Une éventuelle perturbation des relations commerciales avec le Royaume-Uni constituerait une charge pour ces entreprises.

La Basse-Saxe entretient également des liens économiques étroits avec le Royaume-Uni, où vivent de nombreux citoyens britanniques. Le gouvernement leur a demandé de demander la citoyenneté et les demandes ont triplé au cours des derniers mois, selon Birgit Honé, ministre des Affaires fédérales et européennes de l’État.

Bien que le Brexit risque d’affecter un large éventail de secteurs en Basse-Saxe, la pêche est l’une des principales préoccupations de la ministre. « Les zones dans lesquelles les pêcheurs de Basse-Saxe peuvent pêcher se trouvent à la frontière britannique et ne seront plus accessibles en cas de Brexit dur, donc leurs emplois sont vraiment menacés », a-t-elle dit. « Un Brexit sans accord serait une catastrophe. »

Irlande

En Irlande, les secteurs des machines, de l’électronique, de l’industrie pharmaceutique et surtout de l’agroalimentaire sont les secteurs économiques qui risquent d’être les plus durement touchés par le Brexit.

«  Le Brexit a déjà un impact économique important », soutient Michael Murphy, conseiller municipal de Tipperary et chef de la délégation irlandaise au Comité des régions. Selon lui, la volatilité de la livre sterling a déjà un impact sur les entreprises qui exportent vers le Royaume-Uni.

Selon l’étude du Comité des régions, si le commerce irlandais, en général, dépend moins du Royaume-Uni que par le passé, dans certains secteurs, cette dépendance a augmenté au fil des années.

« Mais en dépit de toutes les préoccupations concernant les défis économiques, le plus grand défi de tous est d’assurer la paix sur l’île d’Irlande », affirme Michael Murphy. Des représentants des deux côtés de la frontière se sont en effet dits préoccupés par l’impact possible du Brexit sur le processus de paix.

« Nous ne voulons pas revenir aux jours sombres du passé », a souligné Michael Murphy. L’UE a défendu le filet de sécurité visant à préserver l’intégrité du marché unique et à éviter une frontière physique en Irlande, malgré les efforts constants de Londres pour s’en débarrasser. « L’Europe ne laissera pas tomber l’Irlande, j’en suis convaincu », a-t-il insisté.

Aucun gagnant

Du tourisme en Espagne et des milliers d’emplois en jeu à Gibraltar, au plus d’un million de citoyens polonais au Royaume-Uni, en passant par les investissements à Malte, le secteur agroalimentaire en Grèce, la mode en Italie et l’électronique en République tchèque, les régions et les pays de toute l’Europe vont souffrir dans une certaine mesure des conséquences du départ du Royaume-Uni.

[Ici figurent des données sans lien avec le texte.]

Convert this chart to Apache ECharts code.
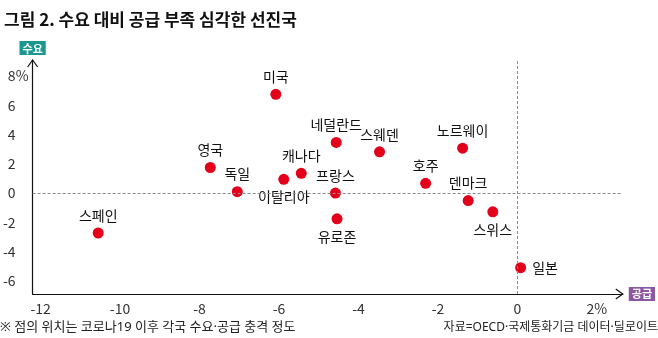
<!DOCTYPE html>
<html>
<head>
<meta charset="utf-8">
<script src="https://cdn.jsdelivr.net/npm/echarts@6/dist/echarts.min.js"></script>
<style>
  html, body { margin: 0; padding: 0; background: #fff; }
  #chart { width: 658px; height: 338px; }
</style>
</head>
<body>
<div id="chart"></div>
<script>
// Countries and their supply (x) / demand (y) shock, in %
const countries = ['스페인', '영국', '독일', '미국', '이탈리아', '캐나다', '프랑스', '네덜란드', '유로존', '스웨덴', '호주', '노르웨이', '덴마크', '스위스', '일본'];
const supplyShock = [-10.55, -7.73, -7.05, -6.08, -5.88, -5.44, -4.58, -4.56, -4.54, -3.47, -2.31, -1.38, -1.24, -0.62, 0.08];
const demandShock = [-2.73, 1.75, 0.1, 6.75, 0.94, 1.35, 0.0, 3.46, -1.76, 2.82, 0.67, 3.07, -0.51, -1.28, -5.1];

const xTicks = [-12, -10, -8, -6, -4, -2, 0, 2];
const yTicks = [-6, -4, -2, 0, 2, 4, 6, 8];

const titleText = '그림 2. 수요 대비 공급 부족 심각한 선진국';
const noteText = '※ 점의 위치는 코로나19 이후 각국 수요·공급 충격 정도';
const sourceText = '자료=OECD·국제통화기금 데이터·딜로이트';

// Label side for names that sit under or beside their dot
const labelSide = { '이탈리아': 'bottom', '유로존': 'bottom', '스위스': 'bottom', '일본': 'right' };

const FONT = '"Noto Sans CJK KR", "Noto Sans", sans-serif';
const NOTE_FONT = '"Noto Sans", "Noto Sans CJK KR", sans-serif';
const X_MIN = -12.2, X_MAX = 2.65, Y_MIN = -6.9, Y_MAX = 9.1;

const chart = echarts.init(document.getElementById('chart'), null, { renderer: 'canvas' });

const points = countries.map((name, i) => {
  const side = labelSide[name] || 'top';
  return {
    name: name,
    value: [supplyShock[i], demandShock[i]],
    label: { position: side, distance: side === 'right' ? 6 : 5 }
  };
});

chart.setOption({
  animation: false,
  textStyle: { fontFamily: FONT },
  title: {
    text: titleText,
    left: -1,
    top: 6,
    textStyle: { fontFamily: FONT, fontSize: 17, fontWeight: 'bold', color: '#111' }
  },
  grid: { left: 32, top: 60, width: 594, height: 234, containLabel: false },
  xAxis: {
    type: 'value',
    min: X_MIN,
    max: X_MAX,
    name: '공급',
    nameLocation: 'end',
    nameGap: 6,
    nameTextStyle: {
      color: '#fff', fontWeight: 'bold', fontSize: 11, fontFamily: FONT,
      backgroundColor: '#8d56a1', padding: [2, 3, 1, 3], verticalAlign: 'middle'
    },
    axisLine: { show: true, onZero: false, lineStyle: { color: '#111', width: 1.2 } },
    axisTick: { show: false },
    splitLine: { show: false },
    axisLabel: {
      customValues: xTicks,
      margin: 8,
      color: '#333',
      fontSize: 14,
      fontFamily: FONT,
      formatter: v => (v === 2 ? '2%' : String(v))
    }
  },
  yAxis: {
    type: 'value',
    min: Y_MIN,
    max: Y_MAX,
    name: '수요',
    nameLocation: 'end',
    nameGap: 5,
    nameTextStyle: {
      color: '#fff', fontWeight: 'bold', fontSize: 11, fontFamily: FONT,
      backgroundColor: '#1b9690', padding: [2, 3, 1, 3], align: 'center'
    },
    axisLine: { show: true, onZero: false, lineStyle: { color: '#111', width: 1.2 } },
    axisTick: { show: false },
    splitLine: { show: false },
    axisLabel: {
      customValues: yTicks,
      margin: 17,
      color: '#333',
      fontSize: 14,
      fontFamily: FONT
    }
  },
  series: [{
    type: 'scatter',
    data: points,
    symbolSize: 11,
    itemStyle: { color: '#e2001a', opacity: 1 },
    label: {
      show: true,
      formatter: '{b}',
      color: '#111',
      fontSize: 14,
      fontFamily: FONT
    },
    emphasis: { disabled: true },
    markLine: {
      silent: true,
      symbol: 'none',
      label: { show: false },
      lineStyle: { color: '#8a8a8a', type: [3, 2], width: 1 },
      data: [{ xAxis: 0 }, { yAxis: 0 }]
    }
  }]
});

// Open chevron arrowheads on the axis ends, the % unit after the top tick, and footnotes
const yTip = chart.convertToPixel({ gridIndex: 0 }, [X_MIN, Y_MAX]);
const xTip = chart.convertToPixel({ gridIndex: 0 }, [X_MAX, Y_MIN]);
const topTick = chart.convertToPixel({ gridIndex: 0 }, [X_MIN, yTicks[yTicks.length - 1]]);
chart.setOption({
  graphic: [
    {
      type: 'polyline',
      shape: { points: [[yTip[0] - 5, yTip[1] + 7], [yTip[0], yTip[1]], [yTip[0] + 5, yTip[1] + 7]] },
      style: { stroke: '#111', lineWidth: 1.2, fill: null }
    },
    {
      type: 'polyline',
      shape: { points: [[xTip[0] - 7, xTip[1] - 5], [xTip[0], xTip[1]], [xTip[0] - 7, xTip[1] + 5]] },
      style: { stroke: '#111', lineWidth: 1.2, fill: null }
    },
    {
      type: 'text', x: topTick[0] - 17, y: topTick[1],
      style: { text: '%', fontSize: 14, fontFamily: FONT, fill: '#333', align: 'left', verticalAlign: 'middle' }
    },
    {
      type: 'text', left: 0, top: 321,
      style: { text: noteText, fontSize: 13, fontFamily: NOTE_FONT, fill: '#222' }
    },
    {
      type: 'text', right: 0, top: 322,
      style: { text: sourceText, fontSize: 12, fontFamily: NOTE_FONT, fill: '#222' }
    }
  ]
});
</script>
</body>
</html>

Les résultats de l’étude du Comité des régions révèlent que « la plupart des régions perdraient probablement leur position actuelle dans certains secteurs en termes de commerce, d’investissements directs ou de possibilités de migration pour les travailleurs, les étudiants ou les chercheurs » en raison du Brexit.

En d’autres termes, il n’y aura « aucun gagnant ». Toutefois, pour les régions les plus solides, le Brexit pourrait être l’occasion d’attirer des entreprises quittant le Royaume-Uni. Pour les régions dont l’économie est moins dynamique et moins diversifiée, il peut représenter un défi beaucoup plus important.